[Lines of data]

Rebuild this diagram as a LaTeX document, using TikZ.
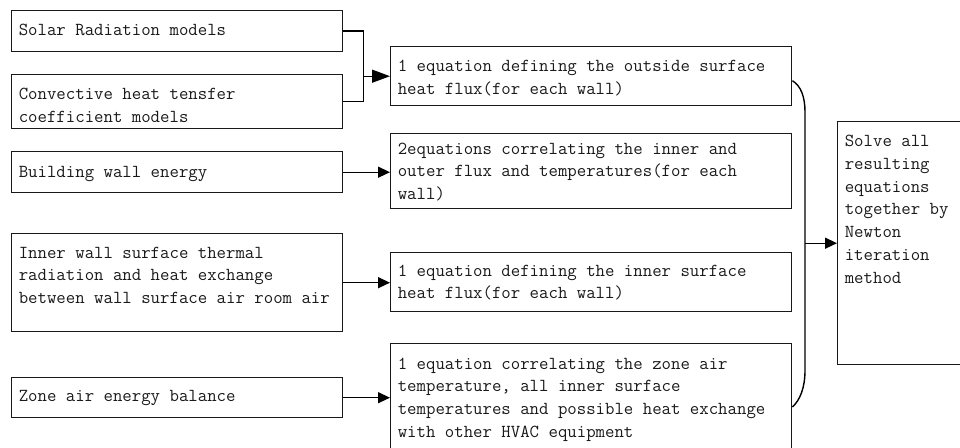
\documentclass[tikz,border=0pt]{standalone}
\usepackage{fontspec}
\usetikzlibrary{arrows.meta,calc}
\tikzset{
  box/.style={draw=black!90, line width=1.4pt, rectangle, inner sep=0pt, anchor=north west},
  txt/.style={anchor=north west, inner sep=0pt, align=left, text=black!90,
    font=\fontsize{18.3}{22.7}\selectfont\ttfamily},
  conn/.style={draw=black, line width=1.4pt},
  arr/.style={conn, -{Triangle[length=12pt,width=11pt]}},
  bigarr/.style={conn, -{Triangle[length=18pt,width=13pt]}},
}
\newcommand\boxtext[3]{\node[txt] at ([shift={(7.6pt,-#2pt)}]#1.north west) {\strut #3};}
\begin{document}
\begin{tikzpicture}[x=1pt,y=-1pt]
\path[use as bounding box, clip] (0,0) rectangle (960,447);
% left boxes
\node[box, minimum width=331pt, minimum height=41.5pt] (s) at (11,9.5) {};
\node[box, minimum width=331pt, minimum height=54pt] (c) at (11,74) {};
\node[box, minimum width=331pt, minimum height=41pt] (b) at (11,151) {};
\node[box, minimum width=331pt, minimum height=98pt] (i) at (11,233) {};
\node[box, minimum width=331pt, minimum height=40pt] (z) at (11,377) {};
% middle boxes
\node[box, minimum width=401pt, minimum height=59pt] (m1) at (390,46) {};
\node[box, minimum width=401pt, minimum height=75pt] (m2) at (390,133) {};
\node[box, minimum width=401pt, minimum height=59pt] (m3) at (390,252) {};
\node[box, minimum width=401pt, minimum height=110pt] (m4) at (390,343) {};
% right box
\node[box, minimum width=140pt, minimum height=243pt] (r) at (837,121) {};
% texts
\boxtext{s}{9.6}{Solar Radiation models}
\boxtext{c}{9.6}{Convective heat tensfer\\coefficient models}
\boxtext{b}{10.1}{Building wall energy}
\boxtext{i}{9.1}{Inner wall surface thermal\\radiation and heat exchange\\between wall surface air room air}
\boxtext{z}{8.1}{Zone air energy balance}
\boxtext{m1}{9.8}{1 equation defining the outside surface\\heat flux(for each wall)}
\boxtext{m2}{5.1}{2equations correlating the inner and\\outer flux and temperatures(for each\\wall)}
\boxtext{m3}{8.1}{1 equation defining the inner surface\\heat flux(for each wall)}
\boxtext{m4}{10.1}{1 equation correlating the zone air\\temperature, all inner surface\\temperatures and possible heat exchange\\with other HVAC equipment}
\boxtext{r}{9.8}{Solve all\\resulting\\equations\\together by\\Newton\\iteration\\method}
% connectors
\coordinate (j) at ([xshift=20pt]s.east |- m1.west);
\draw[conn] (s.east) -| (j);
\draw[conn] (c.east) -| (j);
\draw[bigarr] (j) -- (m1.west);
\draw[arr] (b.east) -- (b.east -| m2.west);
\draw[arr] (i.east) -- (i.east -| m3.west);
\draw[arr] (z.east) -- (z.east -| m4.west);
% brace curve
\coordinate (k1) at ([yshift=-4.5pt]m1.east);
\coordinate (k2) at ([yshift=-64pt]m4.north east);
\draw[conn] (k1) .. controls (801,86) and (805,97) .. (805,112) -- (805,370) .. controls (805,388) and (800,400) .. (k2);
\coordinate (v) at (805,0 |- r.west);
\draw[arr] (v) -- (r.west);
\end{tikzpicture}
\end{document}
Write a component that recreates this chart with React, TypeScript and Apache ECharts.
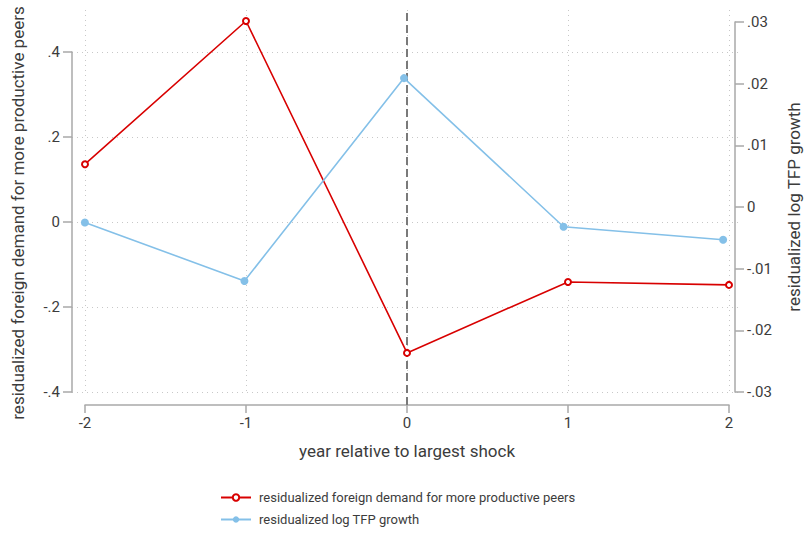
import React, { useEffect, useRef } from "react";
import * as echarts from "echarts";

const years = [-2, -1, 0, 1, 2];
const foreignDemand = [0.136, 0.473, -0.308, -0.141, -0.148];
const tfpGrowth = [-0.0025, -0.012, 0.0209, -0.0032, -0.0053];
const shockYear = 0;

const FONT = "'Roboto', sans-serif";
const AXIS = "#a9a9a9";
const TEXT = "#3c3c3c";
const RED = "#d80000";
const BLUE = "#84c0e8";

const fmt = (v: number) => {
  if (Math.abs(v) < 1e-9) return "0";
  const s = String(parseFloat(v.toFixed(3)));
  return s.replace(/^(-?)0\./, "$1.");
};

// grid geometry: data x from 85 to 729 (161 px per year); wide grids from 72 to 741
const pxPerYear = 161;
const wideMin = -2 - 13 / pxPerYear;
const wideMax = 2 + 12 / pxPerYear;

export default function App() {
  const ref = useRef<HTMLDivElement>(null);
  useEffect(() => {
    if (!ref.current) return;
    const chart = echarts.init(ref.current, undefined, { renderer: "svg" });
    const pairs = (ys: number[]) => years.map((x, i) => [x, ys[i]]);
    chart.setOption({
      animation: false,
      backgroundColor: "#fff",
      textStyle: { fontFamily: FONT },
      grid: [
        { left: 72, right: 69, top: 52, bottom: 143 },
        { left: 72, right: 69, top: 22, bottom: 143 },
        { left: 85, right: 81, top: 10, bottom: 143 },
      ],
      xAxis: [
        { gridIndex: 0, type: "value", min: wideMin, max: wideMax, show: false },
        { gridIndex: 1, type: "value", min: wideMin, max: wideMax, show: false },
        {
          gridIndex: 2,
          type: "value",
          min: -2,
          max: 2,
          interval: 1,
          offset: 13,
          axisLine: { onZero: false, lineStyle: { color: AXIS, width: 1.5 } },
          axisTick: { length: 8, lineStyle: { color: AXIS, width: 1.5 } },
          axisLabel: { color: TEXT, fontSize: 15, margin: 10, fontFamily: FONT, formatter: fmt },
          splitLine: { show: true, lineStyle: { type: [1, 4], color: "#c8c8c8", width: 1 } },
          name: "year relative to largest shock",
          nameLocation: "middle",
          nameGap: 37,
          nameTextStyle: { fontSize: 17, color: TEXT, fontFamily: FONT },
        },
      ],
      yAxis: [
        {
          gridIndex: 0,
          type: "value",
          position: "left",
          min: -0.4,
          max: 0.4,
          interval: 0.2,
          axisLine: { show: true, onZero: false, lineStyle: { color: AXIS, width: 1.5 } },
          axisTick: { show: true, length: 9, lineStyle: { color: AXIS, width: 1.5 } },
          axisLabel: { color: TEXT, fontSize: 15, margin: 12, fontFamily: FONT, formatter: fmt },
          splitLine: { show: true, lineStyle: { type: [1, 4], color: "#c8c8c8", width: 1 } },
          name: "residualized foreign demand for more productive peers",
          nameLocation: "middle",
          nameRotate: 90,
          nameGap: 46,
          nameTextStyle: { fontSize: 17, color: TEXT, fontFamily: FONT, padding: [0, 0, 0, 18] },
        },
        {
          gridIndex: 1,
          type: "value",
          position: "right",
          min: -0.03,
          max: 0.03,
          interval: 0.01,
          axisLine: { show: true, onZero: false, lineStyle: { color: AXIS, width: 1.5 } },
          axisTick: { show: true, length: 9, lineStyle: { color: AXIS, width: 1.5 } },
          axisLabel: { color: TEXT, fontSize: 15, margin: 12, fontFamily: FONT, formatter: fmt },
          splitLine: { show: false },
          name: "residualized log TFP growth",
          nameLocation: "middle",
          nameRotate: 90,
          nameGap: 50,
          nameTextStyle: { fontSize: 17, color: TEXT, fontFamily: FONT },
        },
        { gridIndex: 2, type: "value", min: 0, max: 1, show: false },
      ],
      legend: {
        orient: "vertical",
        left: 215,
        top: 486,
        itemWidth: 30,
        itemHeight: 8,
        itemGap: 9,
        data: [
          "residualized foreign demand for more productive peers",
          "residualized log TFP growth",
        ],
        textStyle: { fontSize: 13, color: TEXT, fontFamily: FONT, padding: [0, 0, 0, 3] },
      },
      series: [
        {
          name: "shock",
          type: "line",
          xAxisIndex: 2,
          yAxisIndex: 2,
          data: [
            [shockYear, -13 / 382],
            [shockYear, 1],
          ],
          symbol: "none",
          clip: false,
          silent: true,
          lineStyle: { color: "#7a7a7a", width: 2, type: [8, 4] },
          z: 1,
        },
        {
          name: "residualized foreign demand for more productive peers",
          type: "line",
          xAxisIndex: 0,
          yAxisIndex: 0,
          data: pairs(foreignDemand),
          clip: false,
          symbol: "emptyCircle",
          symbolSize: 6,
          color: RED,
          lineStyle: { color: RED, width: 1.6 },
          itemStyle: { color: RED, borderColor: RED, borderWidth: 1.5 },
          z: 3,
        },
        {
          name: "residualized log TFP growth",
          type: "line",
          xAxisIndex: 1,
          yAxisIndex: 1,
          data: pairs(tfpGrowth),
          clip: false,
          symbol: "circle",
          symbolSize: 8,
          color: BLUE,
          lineStyle: { color: BLUE, width: 1.6 },
          itemStyle: { color: BLUE },
          z: 3,
        },
      ],
    });
    return () => chart.dispose();
  }, []);
  return <div ref={ref} style={{ width: 810, height: 535, position: "absolute", left: 0, top: 0 }} />;
}
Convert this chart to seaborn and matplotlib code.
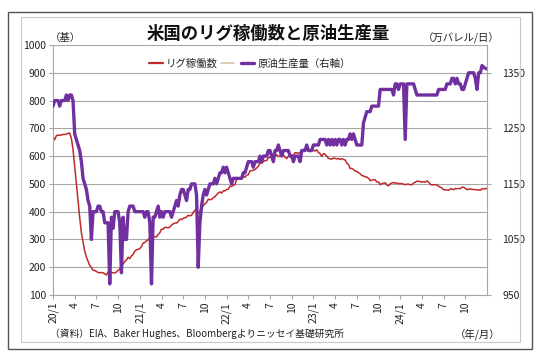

[To be done]:
Within the entries above, give again exactly the lines starting at the one that contains "Write a component" and ending at the one that contains "const wideMax = 2 + 12 / pxPerYear;", leaving out the pictures.

[Exercise response]:
Write a component that recreates this chart with React, TypeScript and Apache ECharts.
import React, { useEffect, useRef } from "react";
import * as echarts from "echarts";

const years = [-2, -1, 0, 1, 2];
const foreignDemand = [0.136, 0.473, -0.308, -0.141, -0.148];
const tfpGrowth = [-0.0025, -0.012, 0.0209, -0.0032, -0.0053];
const shockYear = 0;

const FONT = "'Roboto', sans-serif";
const AXIS = "#a9a9a9";
const TEXT = "#3c3c3c";
const RED = "#d80000";
const BLUE = "#84c0e8";

const fmt = (v: number) => {
  if (Math.abs(v) < 1e-9) return "0";
  const s = String(parseFloat(v.toFixed(3)));
  return s.replace(/^(-?)0\./, "$1.");
};

// grid geometry: data x from 85 to 729 (161 px per year); wide grids from 72 to 741
const pxPerYear = 161;
const wideMin = -2 - 13 / pxPerYear;
const wideMax = 2 + 12 / pxPerYear;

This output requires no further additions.